Aside from Obama's personal formation, however, Douglas Baird might have thought that someone who'd taken the job of president of the Harvard Law Review had some interest in legal scholarship. But Obama, despite holding a job as head of an academic publication, had no desire to do research or teach. He did, however, take the job at the University of Chicago:
"He accepted," Baird continued, "and several months after he arrived, he came to my office and said, 'Boss' - he called me boss - 'that book I told you about - well, it's taken a slightly different direction. It's my autobiography.' I was astonished. He was all of thirty years old and he was writing his autobiography!"
Even if we imagine for a moment that a twenty-nine year old had both cause and substance to write his memoirs - a huge assumption - the fact soon become very clear that Obama had no interest in being part of the university. On the contrary, he had an interest in projecting the image that he was part of the university:
For the next twelve years, Obama taught at the Law School - first as a Lecturer, then as a Senior Lecturer. He earned about $60,000 a year and was given an office, a secretary, and health benefits.
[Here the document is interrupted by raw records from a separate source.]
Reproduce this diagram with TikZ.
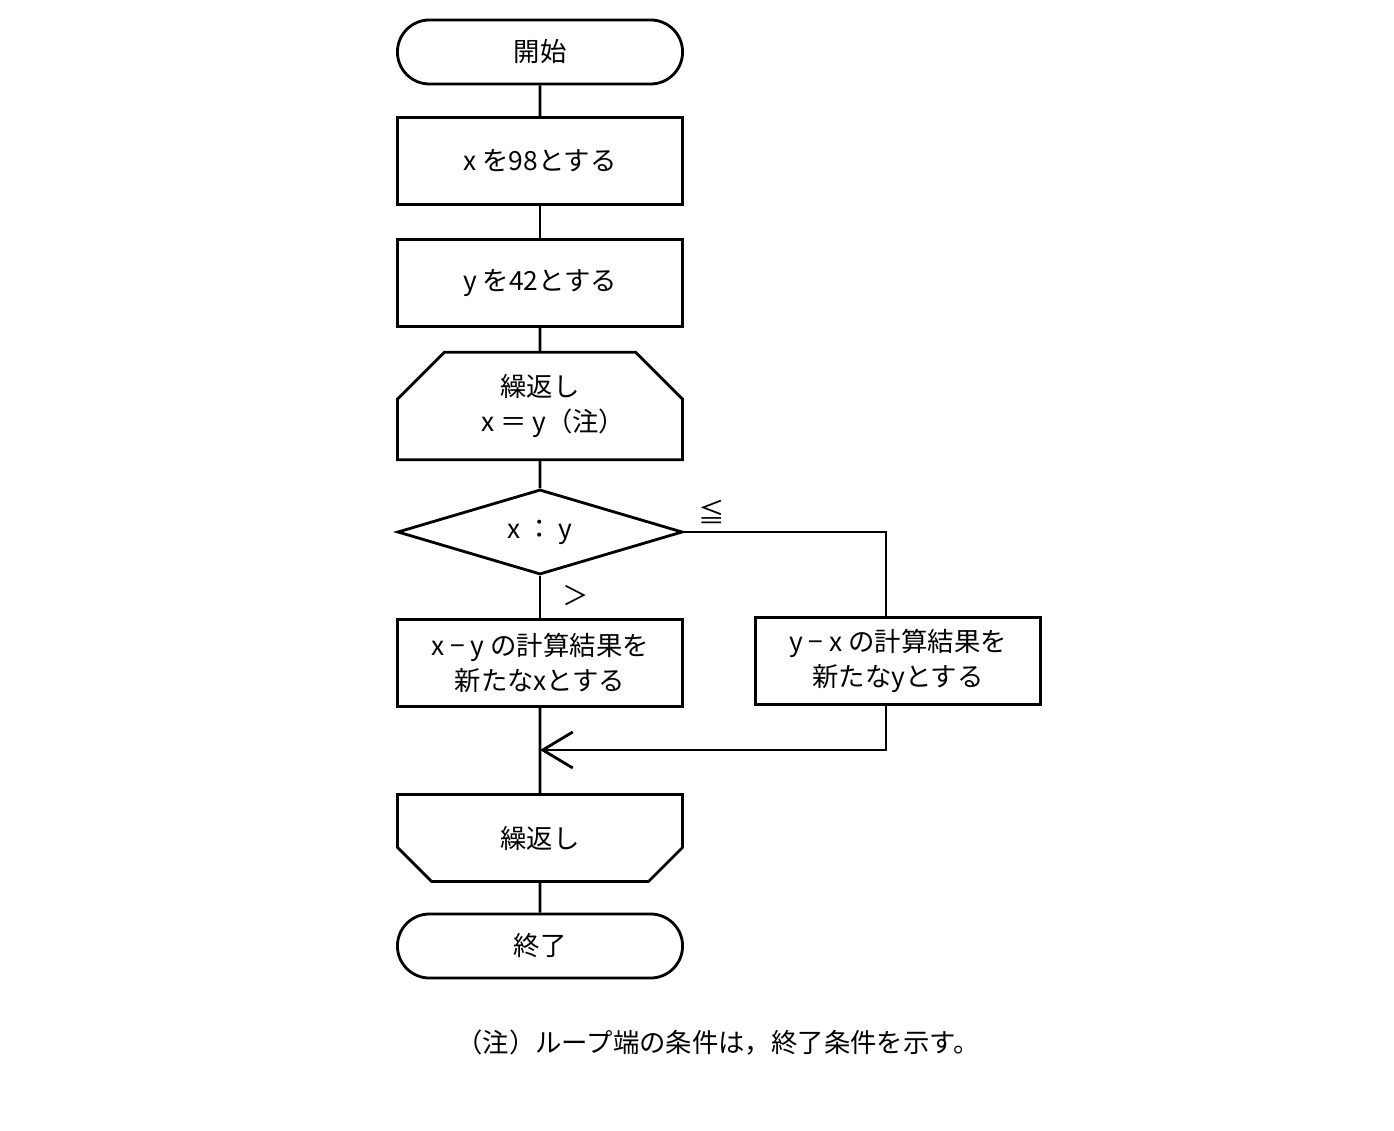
\documentclass[tikz,border=0pt]{standalone}
\usepackage{fontspec}
\setmainfont{Noto Sans CJK JP}
\usetikzlibrary{shapes.misc,shapes.geometric,arrows.meta}
\tikzset{
  base/.style={draw, thick, minimum width=2.85cm, minimum height=0.87cm, align=center, inner sep=0pt,
    font=\fontsize{7.5}{10}\selectfont},
  proc/.style={base, rectangle},
  term/.style={base, rounded rectangle, minimum height=0.64cm},
  loopbeg/.style={base, chamfered rectangle, chamfered rectangle corners={north west,north east},
    chamfered rectangle xsep=0.25cm, chamfered rectangle ysep=0.22cm},
  loopend/.style={base, chamfered rectangle, chamfered rectangle corners={south west,south east},
    chamfered rectangle xsep=0.25cm, chamfered rectangle ysep=0.22cm},
  dec/.style={base, diamond, aspect=3.3, minimum height=0.85cm},
  lbl/.style={font=\fontsize{7.5}{10}\selectfont},
  flow/.style={thick}
}
\begin{document}
\begin{tikzpicture}[x=0.01cm, y=-0.01cm]
\useasboundingbox (0,0) rectangle (1394,1131);
% main column
\node[term] (start) at (540,52) {開始};
\node[proc] (setx) at (540,161) {x を98とする};
\node[proc] (sety) at (540,283) {y を42とする};
\node[loopbeg] (lbeg) at (540,406) {繰返し\\\quad x ＝ y（注）};
\node[dec] (cmp) at (540,532) {x ： y};
\node[proc] (subx) at (540,663) {x − y の計算結果を\\新たなxとする};
\node[proc] (suby) at (898,661) {y − x の計算結果を\\新たなyとする};
\node[loopend] (lend) at (540,838) {繰返し};
\node[term] (stop) at (540,946) {終了};
\coordinate (merge) at (540,750);
\coordinate (turn) at (886,532);
% connectors
\draw[flow] (start) -- (setx);
\draw[flow] (setx) -- (sety);
\draw[flow] (sety) -- (lbeg);
\draw[flow] (lbeg) -- (cmp);
\draw[flow] (cmp) -- (subx);
\draw[flow] (cmp.east) -- (turn) -- (suby.north -| turn);
\draw[flow] (subx) -- (lend);
\draw[flow, -{Straight Barb[length=0.3cm, width=0.36cm]}] (suby.south -| turn) |- (merge);
\draw[flow] (lend) -- (stop);
% labels
\node[lbl] (le) at (712,512) {≦};
\node[lbl] (gt) at (576,596) {＞};
\node[lbl] (note) at (718,1043) {（注）ループ端の条件は，終了条件を示す。};
\end{tikzpicture}
\end{document}
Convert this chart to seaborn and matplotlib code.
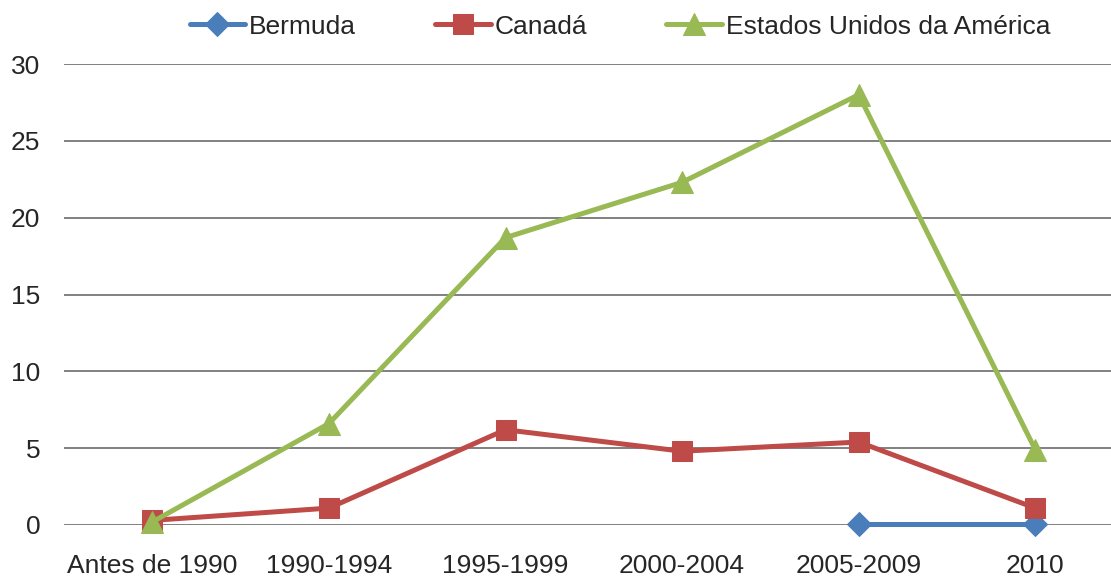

He was, by all accounts, a ghostly presence on the faculty - rarely seen and virtually never heard from.
Obama was happy to absorb a salary and benefits from the university, and happy to wear the title 'lecturer' - but not to engage in the life of a scholar.
"You just never saw him at a lunch or at a workshop," said Richard Epstein, who was made interim dean of the Law School in 2001, while Obama was still there. "I did not see any signs of intellectual curiosity or power. He did not have a way of listening to you that drew you in. But it was rarely the case that you could figure out what he thought. An inaccurate story was published that claimed Obama was given a tenured offer to join the faculty. But it never came to the faculty for approval. How could make a tenured offer to a man who had never written a scholarly article?"
To be a faculty member of a major university and never write a scholarly article - to never be published in peer-reviewed professional journal - is either career suicide, or it is an indication that one has no interest in an academic career. The latter is clearly the case with Obama. But despite his lack of interest in an academic career, he - or his handlers - wanted him to have the trappings of an academic career. To have the University of Chicago on his resume, and to have the ability to mimic the professorial tone, would be assets in a political campaign. To which extent Obama wanted the University of Chicago on his resume, and to which extent he was talked into it against his will, we may never know.
"At the time," Epstein continued, "Obama saw himself as a serious intellectual, which he definitely was not. His course was very popular and he was an engaging teacher, but not one with a serious academic set of interests. The members of the faculty reserved a round table for ten in the Quadrangle Club, where we had lunch and engaged in an intense intellectual exchange. We had a no-sports and no-politics rule and a single-topic rule. Everybody bashed everybody. You put yourself once more into the breach and prepared to have the guillotine come down on your head."
Part of the academic life is debate. Scholars love debate. Intellectual disagreement does not entail personal animosity. Often harsh intellectual combatants enjoy personal friendships. Obama, however, was not interested in ideas. Richard Epstein recalls:
"But Barack Obama never attended these lunches. I firmly believe that his systematic withdrawal from engagement with other members of the faculty stemmed from his not wanted to put himself at intellectual risk. He was always a political actor with many irons in the fire."
Obama's engagement with the University of Chicago Law School was purely mercenary. Following the ideas of his mentors, Saul Alinsky and Frank Marshall Davis, Obama - or his handlers - decided that wearing the university label would be helpful to his eventual campaign. Devoting any effort to university work would be a waste of time, and committing any ideas to paper would leave evidence that could later resurface to be used against him.
Douglas Baird concurs that Obama was AWOL as a faculty member:
"I should also say that, like Richard, I'd have liked it if Barack had been more involved," Baird said. "But that wasn't what he was about."
To be sure, Obama was somewhat popular as an instructor - students were thankful to have a lecturer who was fun, who easily gave good grades, and who didn't take the whole thing too seriously. Having an occasional interesting classroom discussion does not equal serious legal scholarship; students may find the class enjoyable, and learn to mimic the instructor's convictions, but they have not been challenged to engage in higher-level critical thinking. On the contrary, they have learned, like their instructor, to imitate the verbiage of those who think critically.
"Of course, I grant you that it's one thing to be a charismatic figure and walk into a room and excite students, and quite another thing to be a leader - to hire people, motivate people, and manage decision-making. That's not something Barack experienced or learned at the Chicago Law School. I know people in the White House, and I don't get a sense from my conversations with them that there's anything in Barack's experience as a law professor that prepared him for the leadership part of the presidential job."
In sum, although Obama has been ceaselessly marketed as an 'intellectual' by his campaign staffs, he made no measurable impact on the academic community among either students or fellow faculty members.